Begin at the first line of the data and copy each line through the one containing "from bokeh.core.properties import value", that line included, with no pictures.
_ _ _ _ _
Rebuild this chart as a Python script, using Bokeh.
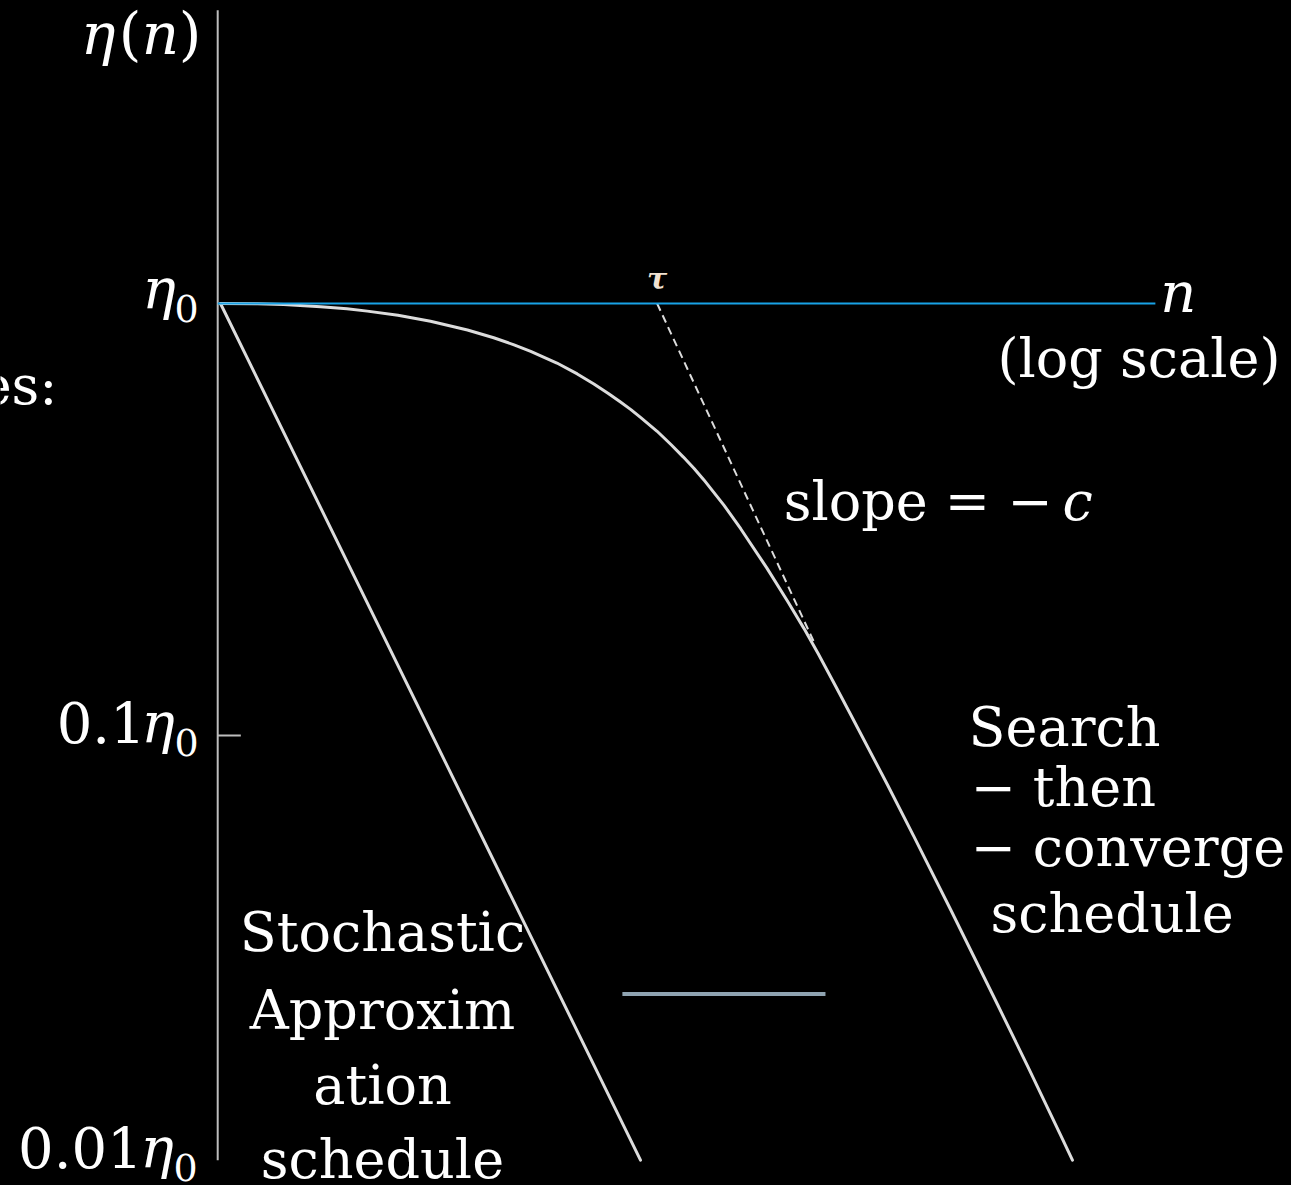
from bokeh.plotting import figure
from bokeh.models import Range1d, ColumnDataSource
from bokeh.embed import file_html
from bokeh.resources import INLINE
from bokeh.core.properties import value

# Learning-rate schedules eta(n)/eta0 against iteration n, both on log scales.
search_n = [1, 1.5, 2, 3, 4, 5, 7, 10, 15, 20, 25, 30, 40, 50, 60, 70, 80,
            90, 100, 120, 140, 160, 180, 200, 250, 300, 400, 500, 600, 700,
            850, 1000, 1500, 2000, 3000, 5000, 7000, 10000, 11400]
search_eta = [1.0, 0.998, 0.994, 0.983, 0.972, 0.960, 0.939, 0.910, 0.868,
              0.833, 0.802, 0.775, 0.728, 0.687, 0.651, 0.620, 0.592, 0.568,
              0.545, 0.506, 0.471, 0.441, 0.415, 0.391, 0.341, 0.301, 0.244,
              0.205, 0.177, 0.155, 0.130, 0.112, 0.0769, 0.0585, 0.0395,
              0.0239, 0.0171, 0.0119, 0.0104]

stoch_n = [1, 100]
stoch_eta = [1.0, 0.0104]

tau = 120
asymptote_n = [tau, 680]
asymptote_eta = [1.0, 0.162]

eta0_line_n = [0.97, 28300]
eta0_line_eta = [1.0, 1.0]

key_n = [82, 760]
key_eta = [0.0252, 0.0252]

tick_values = [1.0, 0.1, 0.01]
tick_prefix = ["", "0.1", "0.01"]

AXIS_N = 0.97
AXIS_TOP = 4.77
AXIS_BOTTOM = 0.0104
TICK_END_N = 1.25

FONT = value("DejaVu Serif")
WHITE = "#ffffff"
CURVE = "#dcdcdc"
AXIS = "#bdbdbd"
BLUE = "#18a2e6"

p = figure(width=1291, height=1185, x_axis_type="log", y_axis_type="log",
           x_range=Range1d(0.08963, 125893), y_range=Range1d(0.009085, 5.027),
           x_axis_location=None, y_axis_location=None,
           min_border=0, toolbar_location=None, output_backend="svg",
           background_fill_color="black", border_fill_color="black",
           outline_line_color=None)
p.grid.visible = False

# vertical axis with its single inward tick
p.segment(x0=[AXIS_N], y0=[AXIS_BOTTOM], x1=[AXIS_N], y1=[AXIS_TOP],
          line_color=AXIS, line_width=2)
p.segment(x0=[AXIS_N], y0=[0.1], x1=[TICK_END_N], y1=[0.1],
          line_color=AXIS, line_width=2)

# schedules
p.line(stoch_n, stoch_eta, line_color=CURVE, line_width=3, line_cap="round")
p.line(search_n, search_eta, line_color=CURVE, line_width=3,
       line_cap="round", line_join="round")
p.line(asymptote_n, asymptote_eta, line_color=CURVE, line_width=2,
       line_dash="8 5")
p.line(eta0_line_n, eta0_line_eta, line_color=BLUE, line_width=2)
p.line(key_n, key_eta, line_color="#8fa3b1", line_width=4)

# tick labels  c·eta_0
ticks = ColumnDataSource(dict(
    x=[AXIS_N] * 3, y=tick_values, prefix=tick_prefix, eta=["η"] * 3,
    sub=["0"] * 3,
    px=[-72, -72, -75], ex=[-42, -43, -44], sx=[-19, -19, -20],
    dy=[-15, -13, -20], sdy=[5, 7, 0]))
p.text(x="x", y="y", text="prefix", source=ticks, x_offset="px",
       y_offset="dy", text_align="right", text_baseline="alphabetic",
       text_color=WHITE, text_font=FONT, text_font_size=value("56px"))
p.text(x="x", y="y", text="eta", source=ticks, x_offset="ex",
       y_offset="dy", text_align="right", text_baseline="alphabetic",
       text_color=WHITE, text_font=FONT, text_font_style="italic",
       text_font_size=value("56px"))
p.text(x="x", y="y", text="sub", source=ticks, x_offset="sx",
       y_offset="sdy", text_align="right", text_baseline="alphabetic",
       text_color=WHITE, text_font=FONT, text_font_size=value("38px"))

# axis title eta(n)
title = ColumnDataSource(dict(
    x=[AXIS_N] * 4, y=[AXIS_TOP] * 4, text=["η", "(", "n", ")"],
    dx=[-137, -99, -76, -39], style=["italic", "normal", "italic", "normal"]))
p.text(x="x", y="y", text="text", source=title, x_offset="dx", y_offset=24,
       text_align="left", text_baseline="alphabetic", text_color=WHITE,
       text_font=FONT, text_font_style="style", text_font_size=value("58px"))

# n axis label at the end of the eta0 line
p.text(x=[eta0_line_n[1]], y=[1.0], text=["n"], x_offset=5, y_offset=-11,
       text_align="left", text_baseline="alphabetic", text_color=WHITE,
       text_font=FONT, text_font_style="italic", text_font_size=value("56px"))
p.text(x=[5012], y=[0.746], text=["(log scale)"], text_align="left",
       text_baseline="alphabetic", text_color=WHITE, text_font=FONT,
       text_font_size=value("54px"))

# tau marker above the eta0 line
p.text(x=[tau], y=[1.0], text=["τ"], y_offset=-25, text_align="center",
       text_baseline="middle", text_color="#f2e2d2", text_font=FONT,
       text_font_style="bold italic", text_font_size=value("30px"))

# slope annotation
p.text(x=[9162], y=[0.3481], text=["slope = −"], text_align="right",
       text_baseline="alphabetic", text_color=WHITE, text_font=FONT,
       text_font_size=value("54px"))
p.text(x=[10220], y=[0.3481], text=["c"], text_align="left",
       text_baseline="alphabetic", text_color=WHITE, text_font=FONT,
       text_font_style="italic", text_font_size=value("54px"))

# fragment of a heading on the left edge
p.text(x=[0.1675], y=[0.6464], text=["es:"], text_align="right",
       text_baseline="alphabetic", text_color=WHITE, text_font=FONT,
       text_font_size=value("54px"))

# curve captions
p.text(x=[3648, 3724, 3724, 4642], y=[0.10437, 0.07579, 0.05505, 0.03870],
       text=["Search", "− then", "− converge", "schedule"],
       text_align="left", text_baseline="alphabetic", text_color=WHITE,
       text_font=FONT, text_font_size=value("54px"))
p.text(x=[5.906] * 4, y=[0.03500, 0.02310, 0.01547, 0.01046],
       text=["Stochastic", "Approxim", "ation", "schedule"],
       text_align="center", text_baseline="alphabetic", text_color=WHITE,
       text_font=FONT, text_font_size=value("54px"))

html = file_html(p, INLINE)
page_style = ("<style>html,body{margin:0;padding:0;background:#000000;}"
              "*{border:none!important;outline:none!important;}</style>")
html = html.replace("</head>", page_style + "</head>", 1)
html = html.replace("<body>", '<body style="margin:0;background:#000000;">', 1)
open("out.html", "w").write(html)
_ _ _ _ _
= Task result =
Rebuild this chart as a Python script, using Bokeh.
from bokeh.plotting import figure
from bokeh.models import Range1d, ColumnDataSource
from bokeh.embed import file_html
from bokeh.resources import INLINE
from bokeh.core.properties import value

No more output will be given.